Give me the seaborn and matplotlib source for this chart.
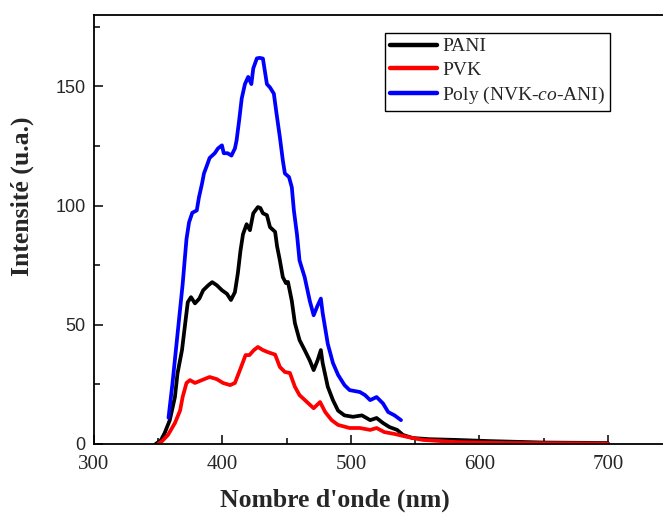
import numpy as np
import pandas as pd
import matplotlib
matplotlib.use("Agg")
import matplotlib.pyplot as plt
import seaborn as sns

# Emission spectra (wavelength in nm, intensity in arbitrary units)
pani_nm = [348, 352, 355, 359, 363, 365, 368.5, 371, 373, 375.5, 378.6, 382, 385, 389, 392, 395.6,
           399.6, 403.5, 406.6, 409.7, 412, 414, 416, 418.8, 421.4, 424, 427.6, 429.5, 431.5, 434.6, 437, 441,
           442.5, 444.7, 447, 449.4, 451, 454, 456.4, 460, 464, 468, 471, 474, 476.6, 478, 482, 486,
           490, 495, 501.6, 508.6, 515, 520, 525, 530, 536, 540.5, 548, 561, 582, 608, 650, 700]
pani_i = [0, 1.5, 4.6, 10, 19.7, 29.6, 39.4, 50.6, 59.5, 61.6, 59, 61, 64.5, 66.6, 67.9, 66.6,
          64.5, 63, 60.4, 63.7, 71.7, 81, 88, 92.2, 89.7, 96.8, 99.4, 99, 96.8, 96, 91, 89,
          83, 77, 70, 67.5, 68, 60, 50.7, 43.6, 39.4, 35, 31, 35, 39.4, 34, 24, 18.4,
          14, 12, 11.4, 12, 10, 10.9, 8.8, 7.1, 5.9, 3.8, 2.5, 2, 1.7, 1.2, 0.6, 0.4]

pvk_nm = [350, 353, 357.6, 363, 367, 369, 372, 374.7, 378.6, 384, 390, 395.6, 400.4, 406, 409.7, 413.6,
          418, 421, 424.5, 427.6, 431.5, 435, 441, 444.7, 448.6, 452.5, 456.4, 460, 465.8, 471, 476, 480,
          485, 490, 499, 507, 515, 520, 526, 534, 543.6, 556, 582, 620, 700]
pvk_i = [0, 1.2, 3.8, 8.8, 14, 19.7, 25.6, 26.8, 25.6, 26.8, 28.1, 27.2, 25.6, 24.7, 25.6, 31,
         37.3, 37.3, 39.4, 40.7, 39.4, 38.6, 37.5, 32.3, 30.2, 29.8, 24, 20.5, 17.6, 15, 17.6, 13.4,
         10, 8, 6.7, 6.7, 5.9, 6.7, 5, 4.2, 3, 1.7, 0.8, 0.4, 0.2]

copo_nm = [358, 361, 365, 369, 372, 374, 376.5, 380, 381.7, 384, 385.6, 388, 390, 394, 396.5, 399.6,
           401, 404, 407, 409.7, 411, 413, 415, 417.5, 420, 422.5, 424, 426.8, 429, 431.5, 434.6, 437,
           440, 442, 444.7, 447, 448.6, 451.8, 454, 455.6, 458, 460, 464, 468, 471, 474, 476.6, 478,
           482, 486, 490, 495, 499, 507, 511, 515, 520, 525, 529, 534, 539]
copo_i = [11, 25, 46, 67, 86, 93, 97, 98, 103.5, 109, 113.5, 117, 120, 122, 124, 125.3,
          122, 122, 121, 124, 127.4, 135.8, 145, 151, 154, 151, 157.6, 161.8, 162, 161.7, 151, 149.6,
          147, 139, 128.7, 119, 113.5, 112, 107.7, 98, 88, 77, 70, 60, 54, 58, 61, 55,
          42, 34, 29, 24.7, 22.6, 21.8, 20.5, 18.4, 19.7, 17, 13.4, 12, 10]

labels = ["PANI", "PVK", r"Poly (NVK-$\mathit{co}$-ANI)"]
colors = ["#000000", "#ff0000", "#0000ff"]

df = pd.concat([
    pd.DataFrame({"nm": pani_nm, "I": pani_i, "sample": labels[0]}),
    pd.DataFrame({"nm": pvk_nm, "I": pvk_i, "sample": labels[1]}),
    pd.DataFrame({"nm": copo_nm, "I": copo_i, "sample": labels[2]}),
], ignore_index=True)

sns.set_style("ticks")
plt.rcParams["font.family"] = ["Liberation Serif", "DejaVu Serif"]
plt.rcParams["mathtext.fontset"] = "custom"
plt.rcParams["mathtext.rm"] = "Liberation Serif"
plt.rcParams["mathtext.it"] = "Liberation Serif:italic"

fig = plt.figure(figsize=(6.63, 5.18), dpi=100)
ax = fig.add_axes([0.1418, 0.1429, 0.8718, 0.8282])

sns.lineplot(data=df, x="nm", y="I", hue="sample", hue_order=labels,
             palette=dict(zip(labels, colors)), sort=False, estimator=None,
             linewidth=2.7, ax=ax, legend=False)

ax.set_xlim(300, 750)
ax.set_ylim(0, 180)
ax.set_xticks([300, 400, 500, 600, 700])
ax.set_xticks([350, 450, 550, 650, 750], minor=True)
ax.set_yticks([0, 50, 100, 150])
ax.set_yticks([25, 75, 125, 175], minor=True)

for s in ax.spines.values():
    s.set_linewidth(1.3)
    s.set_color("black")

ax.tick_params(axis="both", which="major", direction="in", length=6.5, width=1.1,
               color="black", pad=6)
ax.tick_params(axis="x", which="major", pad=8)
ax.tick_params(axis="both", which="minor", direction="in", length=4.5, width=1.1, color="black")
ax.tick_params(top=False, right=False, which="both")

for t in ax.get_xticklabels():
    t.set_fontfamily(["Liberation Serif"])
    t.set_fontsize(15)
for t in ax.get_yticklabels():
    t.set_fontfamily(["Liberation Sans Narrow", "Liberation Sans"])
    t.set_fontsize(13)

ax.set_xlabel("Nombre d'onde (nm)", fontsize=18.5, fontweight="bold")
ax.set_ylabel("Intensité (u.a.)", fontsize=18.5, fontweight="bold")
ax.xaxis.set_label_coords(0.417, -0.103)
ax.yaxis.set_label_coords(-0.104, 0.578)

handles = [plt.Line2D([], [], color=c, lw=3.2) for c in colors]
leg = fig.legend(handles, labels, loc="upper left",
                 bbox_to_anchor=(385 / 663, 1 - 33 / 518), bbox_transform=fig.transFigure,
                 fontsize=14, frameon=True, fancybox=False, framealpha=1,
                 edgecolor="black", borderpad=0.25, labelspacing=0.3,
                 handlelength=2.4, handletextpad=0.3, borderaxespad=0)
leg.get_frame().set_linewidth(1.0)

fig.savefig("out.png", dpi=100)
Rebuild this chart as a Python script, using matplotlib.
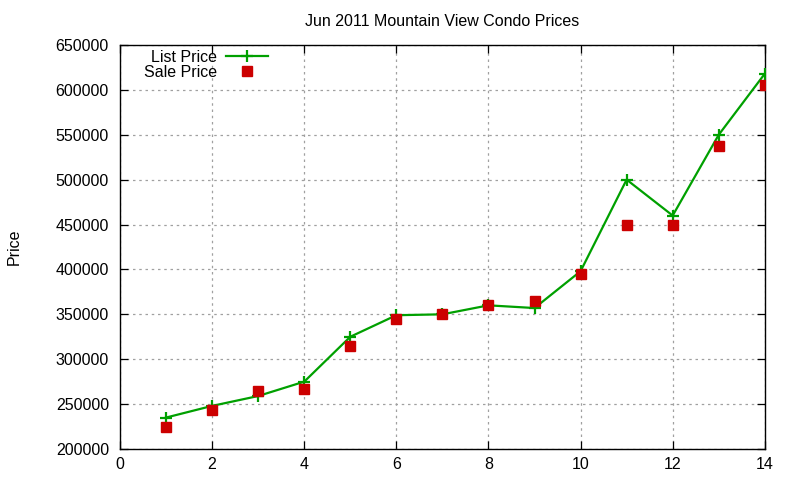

▬▬▬▬▬▬

→ Problem details
The images in the entries above should be left out; please reproduce exactly the lines from the first through the one containing "import seaborn as sns".

→ Exercise answer
Give me the seaborn and matplotlib source for this chart.
import numpy as np
import pandas as pd
import matplotlib
matplotlib.use("Agg")
import matplotlib.pyplot as plt
import seaborn as sns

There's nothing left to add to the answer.